Problem.
Say how many lines contain "diagram"; the answer is the number alone.
===== Material for the task
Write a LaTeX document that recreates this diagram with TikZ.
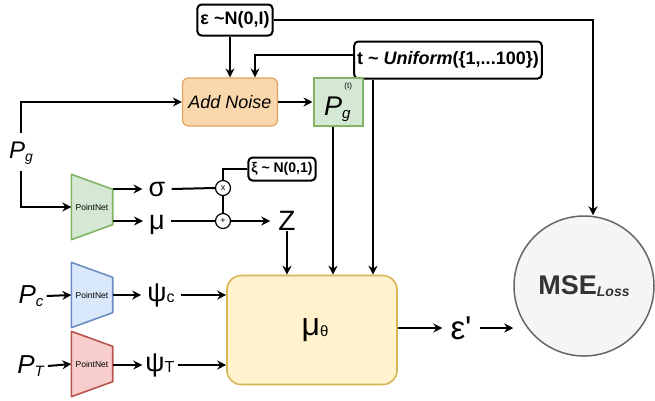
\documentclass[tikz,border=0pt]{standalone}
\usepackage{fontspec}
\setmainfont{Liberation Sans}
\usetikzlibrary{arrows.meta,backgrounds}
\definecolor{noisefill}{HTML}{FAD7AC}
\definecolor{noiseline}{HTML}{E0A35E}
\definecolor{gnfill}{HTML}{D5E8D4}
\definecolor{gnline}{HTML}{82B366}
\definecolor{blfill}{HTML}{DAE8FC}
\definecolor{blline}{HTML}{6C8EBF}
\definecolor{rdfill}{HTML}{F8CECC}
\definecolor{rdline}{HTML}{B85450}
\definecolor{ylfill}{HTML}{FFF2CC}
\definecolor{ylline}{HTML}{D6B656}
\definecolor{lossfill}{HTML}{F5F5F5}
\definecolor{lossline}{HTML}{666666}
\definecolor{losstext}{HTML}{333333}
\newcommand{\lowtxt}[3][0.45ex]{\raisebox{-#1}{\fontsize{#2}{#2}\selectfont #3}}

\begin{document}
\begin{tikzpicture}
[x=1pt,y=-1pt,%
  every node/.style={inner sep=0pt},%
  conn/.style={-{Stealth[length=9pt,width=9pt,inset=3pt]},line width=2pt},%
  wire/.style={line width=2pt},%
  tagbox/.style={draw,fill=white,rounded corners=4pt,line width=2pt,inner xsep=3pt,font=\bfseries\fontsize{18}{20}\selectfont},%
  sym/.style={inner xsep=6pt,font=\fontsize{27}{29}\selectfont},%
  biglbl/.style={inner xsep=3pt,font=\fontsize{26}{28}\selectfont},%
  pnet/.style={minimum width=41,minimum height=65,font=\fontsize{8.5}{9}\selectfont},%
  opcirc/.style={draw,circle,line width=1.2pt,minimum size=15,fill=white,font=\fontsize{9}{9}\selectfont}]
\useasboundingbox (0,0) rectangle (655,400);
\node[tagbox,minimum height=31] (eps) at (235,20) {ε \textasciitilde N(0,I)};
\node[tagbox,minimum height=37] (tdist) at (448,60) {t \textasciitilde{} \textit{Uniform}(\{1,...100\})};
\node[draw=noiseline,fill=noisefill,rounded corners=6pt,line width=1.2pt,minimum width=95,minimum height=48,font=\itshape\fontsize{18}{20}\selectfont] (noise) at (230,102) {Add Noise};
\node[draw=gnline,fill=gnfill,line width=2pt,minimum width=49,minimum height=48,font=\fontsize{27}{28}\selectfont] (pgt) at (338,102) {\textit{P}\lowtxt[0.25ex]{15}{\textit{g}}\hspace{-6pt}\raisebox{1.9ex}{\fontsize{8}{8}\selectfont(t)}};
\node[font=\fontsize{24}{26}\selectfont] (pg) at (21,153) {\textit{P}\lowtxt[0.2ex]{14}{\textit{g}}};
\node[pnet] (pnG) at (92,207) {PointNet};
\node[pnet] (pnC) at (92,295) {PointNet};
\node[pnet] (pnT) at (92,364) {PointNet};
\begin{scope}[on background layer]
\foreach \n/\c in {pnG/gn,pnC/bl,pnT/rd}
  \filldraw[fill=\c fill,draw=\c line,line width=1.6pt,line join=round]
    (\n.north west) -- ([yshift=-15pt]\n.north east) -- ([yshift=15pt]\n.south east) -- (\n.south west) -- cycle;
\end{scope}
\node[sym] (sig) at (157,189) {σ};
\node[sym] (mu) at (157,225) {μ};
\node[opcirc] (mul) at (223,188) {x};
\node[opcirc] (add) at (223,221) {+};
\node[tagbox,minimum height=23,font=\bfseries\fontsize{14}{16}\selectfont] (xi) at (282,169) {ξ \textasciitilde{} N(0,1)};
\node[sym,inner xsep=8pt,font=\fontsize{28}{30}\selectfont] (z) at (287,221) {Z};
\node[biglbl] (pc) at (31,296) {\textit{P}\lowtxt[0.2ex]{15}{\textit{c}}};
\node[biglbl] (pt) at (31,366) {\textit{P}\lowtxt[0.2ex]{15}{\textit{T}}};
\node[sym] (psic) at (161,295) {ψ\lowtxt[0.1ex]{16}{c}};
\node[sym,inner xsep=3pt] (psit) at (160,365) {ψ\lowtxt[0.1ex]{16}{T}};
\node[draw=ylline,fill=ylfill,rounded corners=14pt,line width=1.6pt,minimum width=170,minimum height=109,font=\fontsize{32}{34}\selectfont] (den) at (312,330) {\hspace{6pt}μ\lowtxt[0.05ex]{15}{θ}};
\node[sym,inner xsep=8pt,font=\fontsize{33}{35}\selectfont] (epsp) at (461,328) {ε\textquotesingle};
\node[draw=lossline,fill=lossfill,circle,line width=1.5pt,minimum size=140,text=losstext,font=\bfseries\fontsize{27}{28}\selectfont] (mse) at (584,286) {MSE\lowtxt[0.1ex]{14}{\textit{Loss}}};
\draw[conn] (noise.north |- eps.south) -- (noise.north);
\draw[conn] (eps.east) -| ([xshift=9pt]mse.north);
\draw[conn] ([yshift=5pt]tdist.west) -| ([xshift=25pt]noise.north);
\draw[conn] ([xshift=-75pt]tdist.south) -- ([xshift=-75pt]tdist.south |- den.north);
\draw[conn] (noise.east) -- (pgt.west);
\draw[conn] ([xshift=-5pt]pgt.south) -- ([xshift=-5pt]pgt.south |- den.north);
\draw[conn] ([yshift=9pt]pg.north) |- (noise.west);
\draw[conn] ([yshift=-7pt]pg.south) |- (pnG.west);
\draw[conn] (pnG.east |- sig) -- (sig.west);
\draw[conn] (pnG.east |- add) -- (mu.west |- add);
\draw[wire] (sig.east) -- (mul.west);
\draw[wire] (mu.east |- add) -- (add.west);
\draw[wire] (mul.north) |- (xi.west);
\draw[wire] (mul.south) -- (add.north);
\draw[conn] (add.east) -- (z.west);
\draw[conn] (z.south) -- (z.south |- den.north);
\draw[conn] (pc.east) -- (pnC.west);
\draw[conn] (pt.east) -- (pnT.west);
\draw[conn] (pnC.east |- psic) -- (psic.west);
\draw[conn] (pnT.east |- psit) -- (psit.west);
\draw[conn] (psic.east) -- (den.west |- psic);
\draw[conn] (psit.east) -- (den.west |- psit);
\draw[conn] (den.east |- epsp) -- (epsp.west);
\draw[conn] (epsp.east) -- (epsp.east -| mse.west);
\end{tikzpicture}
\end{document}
==========
===== Material for the task
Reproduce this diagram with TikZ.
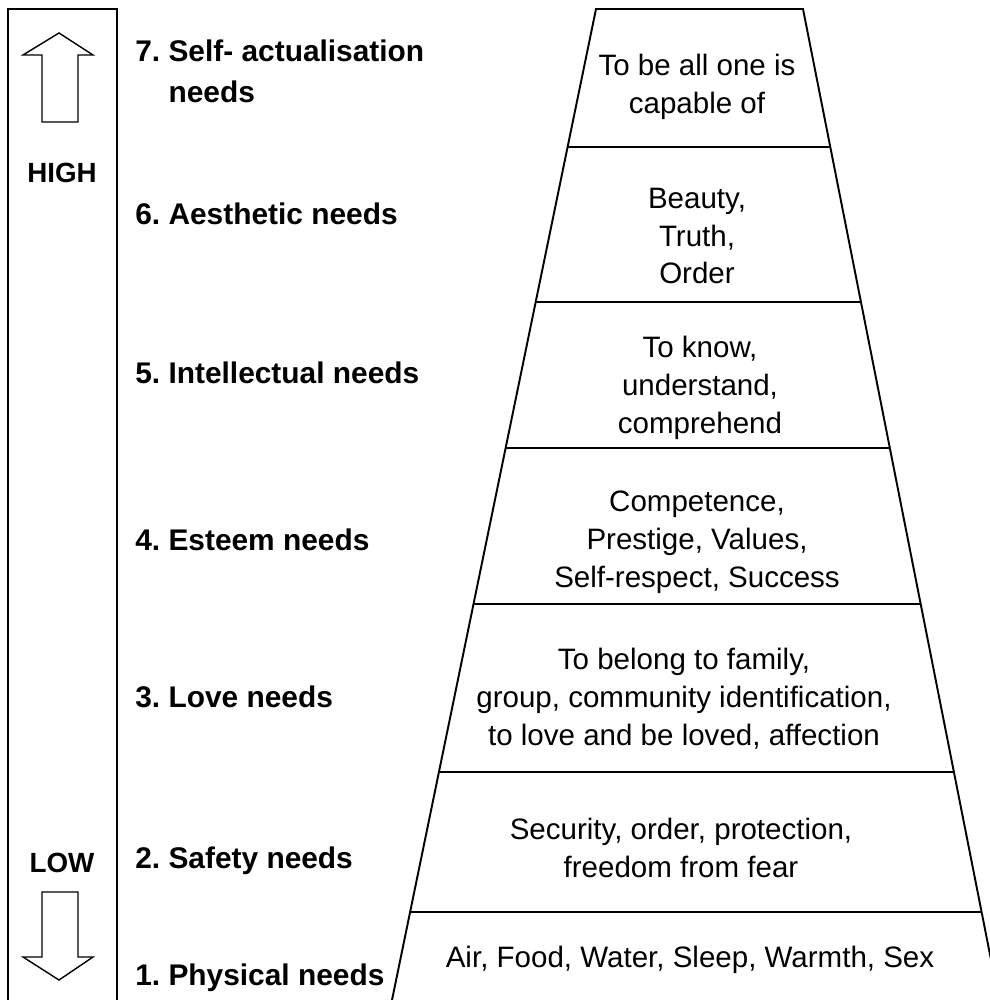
==========
Answer to the task.
2